Moz Q&A is closed.
After more than 13 years, and tens of thousands of questions, Moz Q&A closed on 12th December 2024. Whilst we’re not completely removing the content - many posts will still be possible to view - we have locked both new posts and new replies. More details here.
Internal search : rel=canonical vs noindex vs robots.txt
-
Hi everyone,
I have a website with a lot of internal search results pages indexed. I'm not asking if they should be indexed or not, I know they should not according to Google's guidelines. And they make a bunch of duplicated pages so I want to solve this problem.
The thing is, if I noindex them, the site is gonna lose a non-negligible chunk of traffic : nearly 13% according to google analytics !!!
I thought of blocking them in robots.txt. This solution would not keep them out of the index. But the pages appearing in GG SERPS would then look empty (no title, no description), thus their CTR would plummet and I would lose a bit of traffic too...
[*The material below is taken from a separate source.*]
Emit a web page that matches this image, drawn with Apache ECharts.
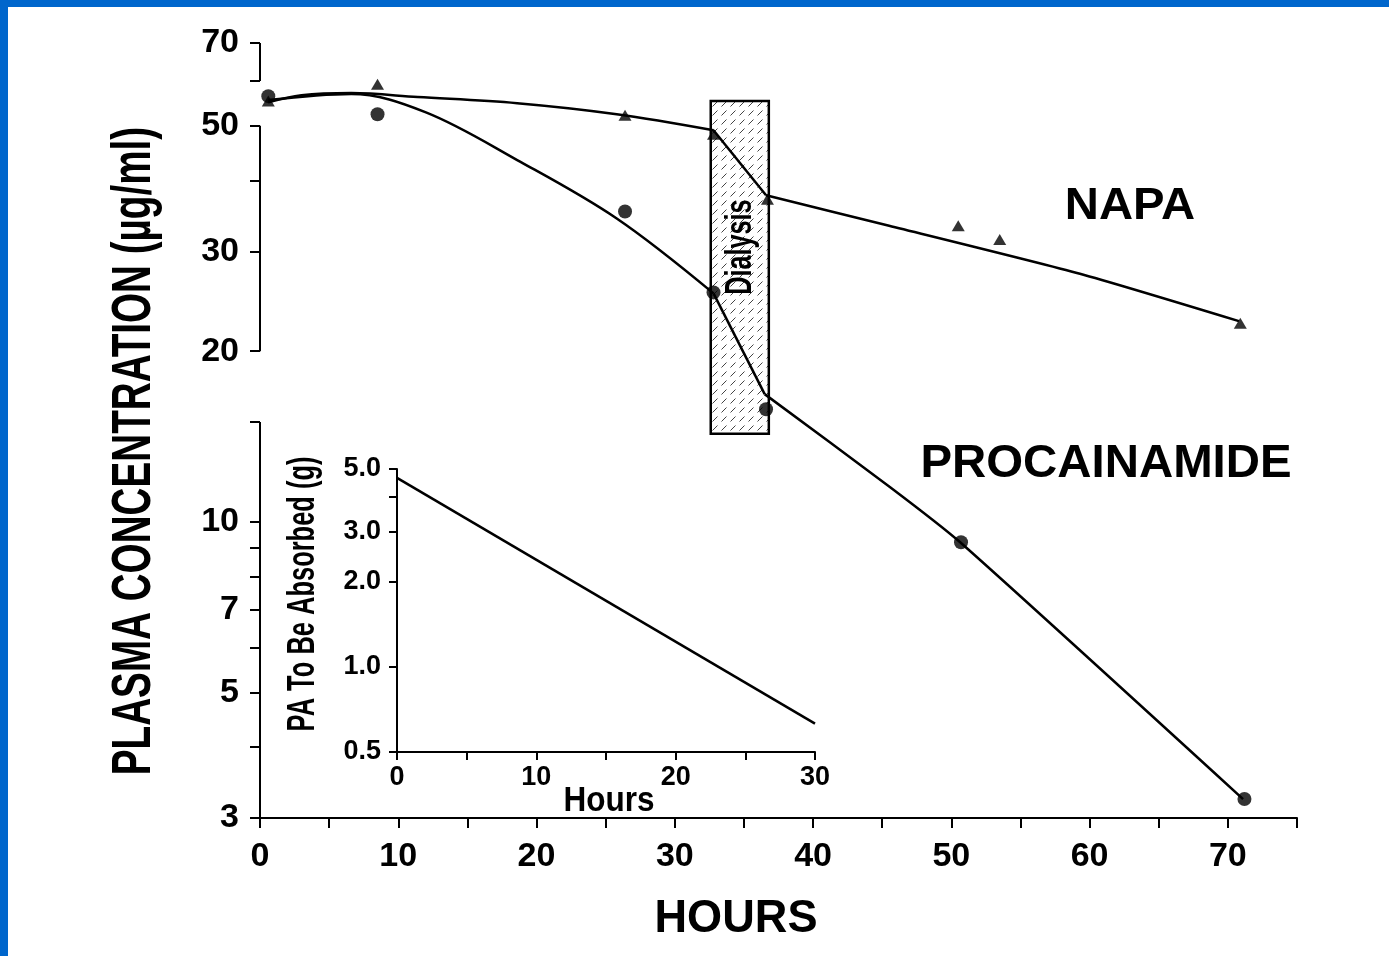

The last idea I had was to use a rel=canonical tag pointing to the original search page (that is empty, without results), but it would probably have the same effect as noindexing them, wouldn't it ? (never tried so I'm not sure of this)
Of course I did some research on the subject, but each of my finding recommanded one of the 3 methods only ! One even recommanded noindex+robots.txt block which is stupid because the noindex would then be useless...
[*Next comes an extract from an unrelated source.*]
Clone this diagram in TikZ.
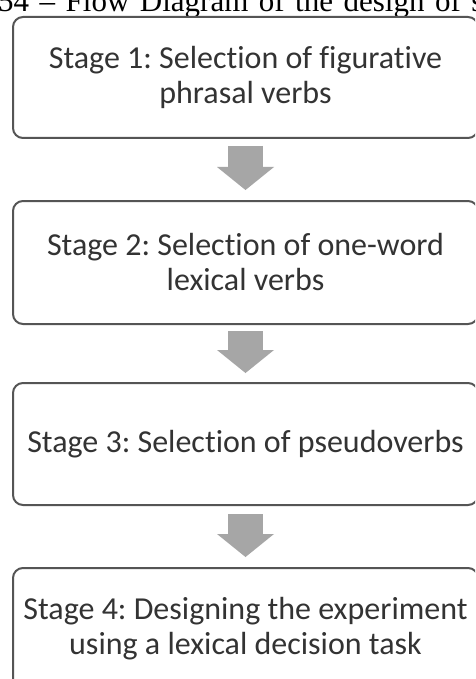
\documentclass[tikz,border=0pt]{standalone}
\usepackage{fontspec}
\setmainfont{Liberation Serif}
\newfontfamily\boxfont[Ligatures=NoCommon]{Carlito}
\usetikzlibrary{arrows.meta}
\definecolor{boxline}{HTML}{555555}
\definecolor{flowgray}{HTML}{A6A6A6}
\definecolor{ink}{HTML}{333333}
\newcommand{\widespaces}{\spaceskip 10.5pt\relax}
\frenchspacing
\begin{document}
\begin{tikzpicture}[x=1pt,y=1pt,
  stage/.style={draw=boxline, line width=2pt, rounded corners=10pt, fill=white,
    minimum width=465pt, anchor=north, align=center, inner sep=0pt,
    font=\boxfont\fontsize{32}{35}\selectfont, text=ink},
  flow/.style={draw=flowgray, line width=35pt,
    -{Triangle[width=57pt, length=23pt, line width=0pt, fill=flowgray]}},
  caption/.style={anchor=base west, inner sep=0pt,
    font=\fontsize{31}{33}\selectfont}]
\clip (0,0) rectangle (475,-679);
\fill[white] (0,0) rectangle (475,-679);

% caption line above the chart
\node[caption] (title) at (-2,-12) {\widespaces 54 – Flow Diagram of the design of s};

% the four stages
\node[stage, minimum height=121pt] (s1) at (245.5,-16)
  {Stage 1: Selection of figurative\\phrasal verbs};
\node[stage, minimum height=123pt] (s2) at (245.5,-200)
  {Stage 2: Selection of one-word\\lexical verbs};
\node[stage, minimum height=122pt] (s3) at (245.5,-382)
  {Stage 3: Selection of pseudoverbs};
\node[stage, minimum height=121pt] (s4) at (245.5,-567)
  {Stage 4: Designing the experiment\\using a lexical decision task};

% block arrows between stages
\draw[flow] ([yshift=-7pt]s1.south) -- ([yshift=10pt]s2.north);
\draw[flow] ([yshift=-6pt]s2.south) -- ([yshift=9pt]s3.north);
\draw[flow] ([yshift=-8pt]s3.south) -- ([yshift=10pt]s4.north);
\end{tikzpicture}
\end{document}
Is there somebody who can tell me which option is the best to keep this traffic ?
Thanks a million
-
Yeah, normally I'd say to NOINDEX those user-generated search URLs, but since they're collecting traffic, I'd have to side with Alan - a canonical may be your best bet here. Technically, they aren't "true" duplicates, but you don't want the 1K pages in the index, you don't want to lose the traffic (which NOINDEX would do), and you don't want to kill those pages for users (which a 301 would do).
Only thing I'd add is that, if some of these pages are generating most of the traffic (e.g. 10 pages = 90% of the traffic for these internal searches), you might want to make those permanent pages, like categories in your site architecture, and then 301 the custom URLs to those permanent pages.
-
Huh not sure since I'm not a developer (and didn't work on that website dev) but I'd say all of the above^^. If useful, here are their url structure, there's two kind :
- /searchpage.htm?action=search&pagenumber=xx&query=product+otherterms
So I guess they are generated when a user makes a search
paginated (about 15 pages generally),
and I can approximately know how much they are duplicates, I can tell some are probably overlapping when there's a lot of variations for the product. There are just a few complete duplicates (when the product searched is the same with different added terms, doesn't happen a lot in this list).
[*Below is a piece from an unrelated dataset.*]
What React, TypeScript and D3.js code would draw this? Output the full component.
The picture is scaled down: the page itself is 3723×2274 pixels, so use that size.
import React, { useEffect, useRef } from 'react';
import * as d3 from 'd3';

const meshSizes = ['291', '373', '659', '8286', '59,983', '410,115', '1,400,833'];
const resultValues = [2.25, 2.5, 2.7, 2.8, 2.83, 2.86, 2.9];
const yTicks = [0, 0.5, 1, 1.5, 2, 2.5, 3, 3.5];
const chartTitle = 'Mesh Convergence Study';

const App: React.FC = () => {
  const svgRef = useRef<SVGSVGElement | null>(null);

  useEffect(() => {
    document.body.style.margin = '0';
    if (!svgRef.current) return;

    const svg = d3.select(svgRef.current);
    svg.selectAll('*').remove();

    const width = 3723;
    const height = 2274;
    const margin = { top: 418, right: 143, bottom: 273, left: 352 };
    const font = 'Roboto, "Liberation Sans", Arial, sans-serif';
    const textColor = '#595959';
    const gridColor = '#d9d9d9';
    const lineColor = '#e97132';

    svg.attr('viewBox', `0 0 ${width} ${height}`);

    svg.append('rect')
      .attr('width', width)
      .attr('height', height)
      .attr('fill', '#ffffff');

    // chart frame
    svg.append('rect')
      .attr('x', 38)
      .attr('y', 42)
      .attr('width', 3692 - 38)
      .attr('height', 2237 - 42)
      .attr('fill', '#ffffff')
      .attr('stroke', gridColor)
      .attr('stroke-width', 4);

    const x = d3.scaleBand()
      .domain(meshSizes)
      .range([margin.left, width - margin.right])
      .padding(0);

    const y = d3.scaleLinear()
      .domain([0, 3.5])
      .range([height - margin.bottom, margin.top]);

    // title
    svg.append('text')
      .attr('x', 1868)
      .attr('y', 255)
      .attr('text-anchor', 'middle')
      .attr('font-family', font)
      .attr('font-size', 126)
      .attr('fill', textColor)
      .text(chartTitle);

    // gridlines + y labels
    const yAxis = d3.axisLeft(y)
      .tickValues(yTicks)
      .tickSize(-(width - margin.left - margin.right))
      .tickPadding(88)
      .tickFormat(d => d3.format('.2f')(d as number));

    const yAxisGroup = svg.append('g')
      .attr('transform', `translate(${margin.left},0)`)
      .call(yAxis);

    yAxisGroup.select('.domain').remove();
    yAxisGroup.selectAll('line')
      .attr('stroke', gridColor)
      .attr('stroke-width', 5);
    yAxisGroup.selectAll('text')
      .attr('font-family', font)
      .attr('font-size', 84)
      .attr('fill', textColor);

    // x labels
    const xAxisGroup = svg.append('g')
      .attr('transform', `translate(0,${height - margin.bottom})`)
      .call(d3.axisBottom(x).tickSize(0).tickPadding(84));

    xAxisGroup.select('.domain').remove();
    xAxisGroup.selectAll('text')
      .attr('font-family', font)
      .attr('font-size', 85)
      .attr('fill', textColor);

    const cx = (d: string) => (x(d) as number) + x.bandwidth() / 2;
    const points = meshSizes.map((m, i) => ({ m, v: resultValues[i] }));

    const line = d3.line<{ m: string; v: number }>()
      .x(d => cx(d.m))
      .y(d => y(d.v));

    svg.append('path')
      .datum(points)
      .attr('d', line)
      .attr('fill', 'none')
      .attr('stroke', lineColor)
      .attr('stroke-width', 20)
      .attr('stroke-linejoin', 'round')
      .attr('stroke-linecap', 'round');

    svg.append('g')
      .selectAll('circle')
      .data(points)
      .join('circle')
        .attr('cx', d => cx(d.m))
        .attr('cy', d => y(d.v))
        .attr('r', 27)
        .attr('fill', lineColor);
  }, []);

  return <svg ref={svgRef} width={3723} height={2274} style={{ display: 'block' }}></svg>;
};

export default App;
- /searchpage-searchterm-addedterm-number.htm
Those I find surprising, I don't know if they are pages generated with a fixed url, or if they are rewritten (Haven't looked at the htaccess yet, but I will, god I have a headache just thinking about reading that thing lol)
There's about a thousand of them all (from GGanalytics, about half of each sort, and nearly all are indexed by Google), on a website with about 12 thou total in pages.
Maybe the traffic loss will be compensated by the removed competition between those search pages and the product pages (and the rel=canonical is surely way less brutal than a noindex for that matter), but without experience in these kind of situations it's hard to make a decision...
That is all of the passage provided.